Mythos 1: "Schafe müssen sowieso geschoren werden, daher ist Wolle ein tierfreundliches Material."

Schafe müssen nur geschoren werden, weil sie von den Menschen daraufhin gezüchtet wurden, besonders viel Wolle zu produzieren. Ohne das Einwirken des Menschen würden Schafe nur genau so viel Wolle produzieren, wie sie bräuchten, um ihre eigene Temperatur zu regulieren. 🌞🐑 Die Schur selbst ist für die Schafe mit großem Stress und häufig auch Schmerzen verbunden, da die Arbeiter:innen häufig unter Zeitdruck stehen und Tierwohlschulungen fehlen.

 

Mythos 2: "Wolle ist ein Naturprodukt und dementsprechend nachhaltig und umweltschonend."

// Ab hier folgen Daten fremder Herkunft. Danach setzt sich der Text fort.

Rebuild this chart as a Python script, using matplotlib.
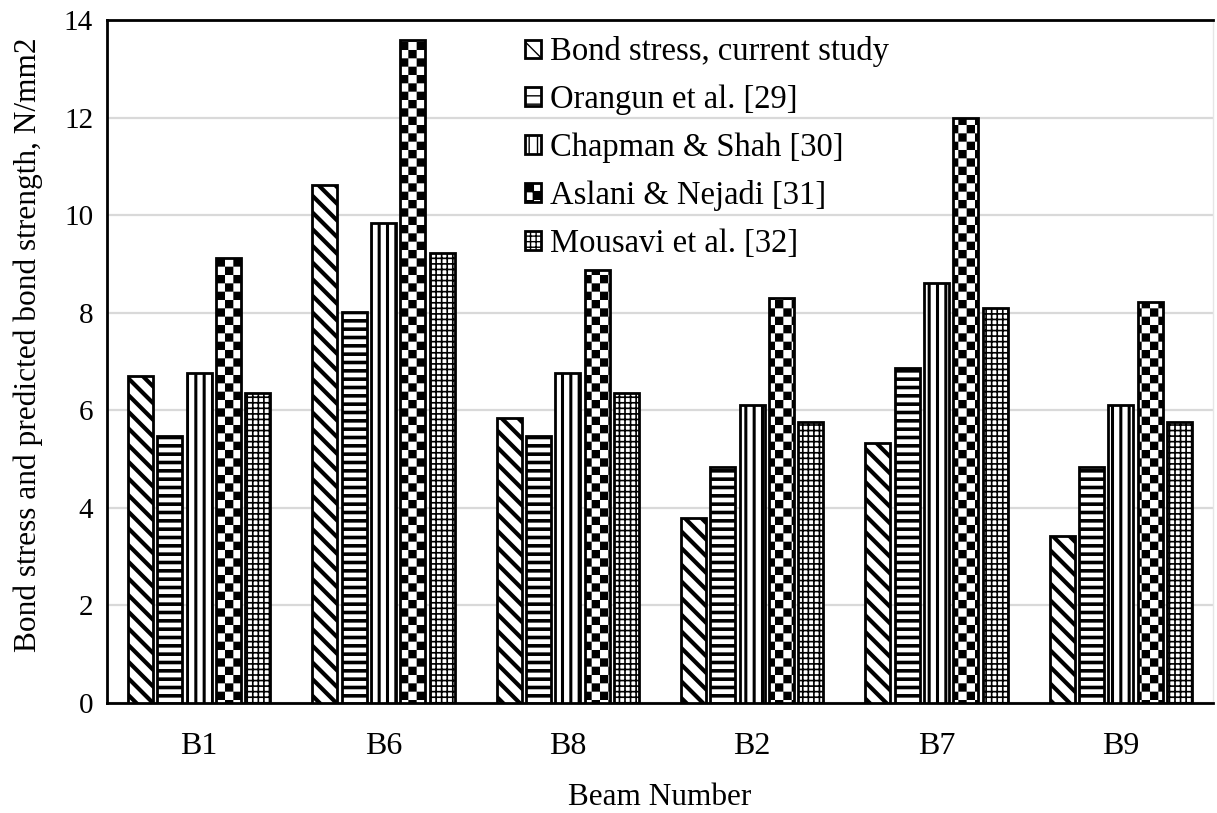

Tatsächlich wirkt sich die Wollproduktion deutlich negativ auf die Umwelt und unser Klima aus. 🌍 Um die globale Nachfrage nach Wolle zu decken, werden Millionen Schafe weltweit gehalten. Diese großen Tierherden produzieren große Mengen des Treibhausgases Methan, das 25mal klimaschädlicher ist als CO2. Auch die Herstellung von Futtermitteln und der damit einhergehende Flächenverbrauch sind alles andere als umweltschonend. Verglichen mit der Produktion anderer Materialien, die für ähnliche Zwecke wie Wolle verwendet werden, sind die Klimakosten von Schafwolle dreimal höher als die von Acryl und mehr als fünfmal höher als die von konventionell angebauter Baumwolle.

Es gibt dazu einen umfangreichen, (englischsprachigen) Report, den ihr hier findet: Shear Destruction — Collective Fashion Justice

 

Mythos 3: "Schafe werden doch nur draußen gehalten und haben ein gutes Leben."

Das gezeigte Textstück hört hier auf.